The New York Times was the first to report yesterday that the Department of Homeland Security (DHS) is firing nearly all staff at, or shuttering, three internal oversight agencies: its Office for Civil Rights and Civil Liberties (CRCL), its Citizenship and Immigration Services Ombudsman, and its Immigration Detention Ombudsman (OIDO).
It shouldn’t be this easy for one of the world’s largest law enforcement agencies, DHS, to obliterate its internal oversight. In fact, it isn’t, at least in the case of CRCL, read a March 13 letter from the ranking Democrats on the Senate Homeland Security and Judiciary Committees, Sen. Gary Peters (D-Michigan) and Sen. Dick Durbin (D-Illinois):
The DHS Civil Rights and Civil Liberties (CRCL) Office is fulfilling statutorily- required missions, and the CRCL Officer is a statutorily-required position that the Secretary must fully support with sufficient personnel and resources.

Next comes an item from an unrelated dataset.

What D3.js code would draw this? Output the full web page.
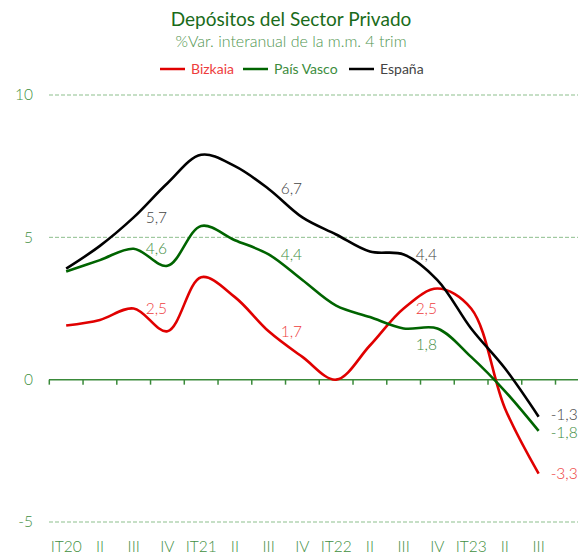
<!DOCTYPE html>
<html>
<head>
<meta charset="utf-8">
<script src="https://cdn.jsdelivr.net/npm/d3@7"></script>
<style>
  body { margin: 0; background: #fff; }
  svg { font-family: Lato, "Open Sans", sans-serif; }
</style>
</head>
<body>
<div id="chart"></div>
<script>
// quarters
const categories = ["IT20", "II", "III", "IV", "IT21", "II", "III", "IV", "IT22", "II", "III", "IV", "IT23", "II", "III"];
const bizkaia = [1.9, 2.1, 2.5, 1.7, 3.6, 2.9, 1.7, 0.8, 0.0, 1.2, 2.5, 3.2, 2.5, -1.0, -3.3];
const paisVasco = [3.8, 4.2, 4.6, 4.0, 5.4, 4.9, 4.4, 3.5, 2.6, 2.2, 1.8, 1.8, 0.8, -0.4, -1.8];
const espana = [3.9, 4.7, 5.7, 6.9, 7.9, 7.5, 6.7, 5.7, 5.1, 4.5, 4.4, 3.5, 1.8, 0.4, -1.3];
const yTicks = [-5, 0, 5, 10];
const labelIdx = [2, 6, 10, 14];

const series = [
  { name: "Bizkaia", values: bizkaia, color: "#e00000", text: "#ee3c3c" },
  { name: "País Vasco", values: paisVasco, color: "#006400", text: "#3c8c3c" },
  { name: "España", values: espana, color: "#000000", text: "#444444" }
];

const width = 578, height = 555;
const svg = d3.select("#chart").append("svg")
  .attr("width", width).attr("height", height);

const x = d3.scaleBand().domain(d3.range(categories.length)).range([49.3, 555.5]).padding(0);
const y = d3.scaleLinear().domain([-5, 10]).range([522, 95]);
const cx = i => x(i) + x.bandwidth() / 2;

// title
svg.append("text").attr("x", 291).attr("y", 26).attr("text-anchor", "middle")
  .style("font-size", "19px").style("fill", "#1a6b1a").text("Depósitos del Sector Privado");
svg.append("text").attr("x", 291).attr("y", 47).attr("text-anchor", "middle")
  .style("font-size", "16px").style("font-weight", 300).style("fill", "#4f954f")
  .text("%Var. interanual de la m.m. 4 trim");

// legend
const legendX = [160, 243, 349];
const legend = svg.append("g");
series.forEach((s, i) => {
  const g = legend.append("g").attr("transform", `translate(${legendX[i]},69)`);
  g.append("line").attr("x1", 0).attr("x2", 25).attr("stroke", s.color).attr("stroke-width", 2.5);
  g.append("text").attr("x", 31).attr("dy", "0.35em").style("font-size", "14px")
    .style("fill", s.text).text(s.name);
});

// grid + y labels
svg.append("g").selectAll("line").data(yTicks.filter(d => d !== 0)).enter().append("line")
  .attr("x1", 49).attr("x2", width)
  .attr("y1", d => y(d)).attr("y2", d => y(d))
  .attr("stroke", "#8dbf8d").attr("stroke-width", 1).attr("stroke-dasharray", "4,2");

svg.append("g").selectAll("text").data(yTicks).enter().append("text")
  .attr("x", 33).attr("y", d => y(d)).attr("dy", "0.35em").attr("text-anchor", "end")
  .style("font-size", "15.5px").style("font-weight", 300).style("fill", "#3f8f3f").text(d => d);

// zero axis with ticks at band edges
svg.append("line").attr("x1", 49).attr("x2", width).attr("y1", y(0)).attr("y2", y(0))
  .attr("stroke", "#3a8a3a").attr("stroke-width", 1.5);
svg.append("g").selectAll("line").data(d3.range(categories.length + 1)).enter().append("line")
  .attr("x1", i => 49.3 + i * x.step()).attr("x2", i => 49.3 + i * x.step())
  .attr("y1", y(0)).attr("y2", y(0) + 5)
  .attr("stroke", "#3a8a3a").attr("stroke-width", 1.5);

// category labels
svg.append("g").selectAll("text").data(categories).enter().append("text")
  .attr("x", (d, i) => cx(i)).attr("y", 551.5).attr("text-anchor", "middle")
  .style("font-size", "15.5px").style("font-weight", 300).style("fill", "#3f8f3f").text(d => d);

// lines
const line = d3.line().x((d, i) => cx(i)).y(d => y(d)).curve(d3.curveCatmullRom.alpha(0.5));
svg.append("g").selectAll("path").data(series).enter().append("path")
  .attr("d", d => line(d.values))
  .attr("fill", "none").attr("stroke", d => d.color).attr("stroke-width", 2.6)
  .attr("stroke-linejoin", "round");

// data labels (nudged where Excel moved them apart)
const nudge = { "País Vasco": { 10: 16, 14: 2 }, "España": { 14: -2 } };
const fmt = v => d3.format(".1f")(v).replace(".", ",").replace("−", "-");
series.forEach(s => {
  const n = nudge[s.name] || {};
  svg.append("g").selectAll("text").data(labelIdx).enter().append("text")
    .attr("x", i => cx(i) + 12)
    .attr("y", i => y(s.values[i]) + (n[i] || 0))
    .attr("dy", "0.35em")
    .style("font-size", "15.5px").style("font-weight", 300).style("fill", s.text)
    .text(i => fmt(s.values[i]));
});
</script>
</body>
</html>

It appears that the Trump DHS is trying to get around this by keeping the position of the CRCL officer, but eliminating that officer’s staff and reassigning duties to less-empowered individuals elsewhere in the Department.
At WOLA we’d published criticisms of DHS Civil Rights/Civil Liberties for slowness, unresponsiveness, and a lack of “teeth” to improve abusive behavior. But as bad encounters with DHS personnel grow more likely, we’re all going to miss DHS CRCL when it is gone.
New York Times and other coverage of the mass firings, meanwhile, includes this chilling quote from Tricia McLaughlin, DHS’s new assistant secretary for public affairs, who is a regular source of chilling quotes.
Tricia McLaughlin, a spokeswoman for the Homeland Security Department, said the decision was meant to “streamline oversight to remove roadblocks to enforcement.”
“These offices have obstructed immigration enforcement by adding bureaucratic hurdles and undermining D.H.S.’s mission,” Ms. McLaughlin said. “Rather than supporting law enforcement efforts, they often function as internal adversaries that slow down operations.”
In Latin America we’ve often seen quotes like this one from autocratic leaders and security forces. Defining basic oversight as adversarial or aligned with enemies.
This was constant In Colombia, where I worked a lot in the 90s and 00s. Álvaro Uribe even called human rights defenders “spokespeople for terrorism” while military-aligned paramilitaries were massacring communities and military “false positive” killings were worsening. Today, Colombians are still counting the dead.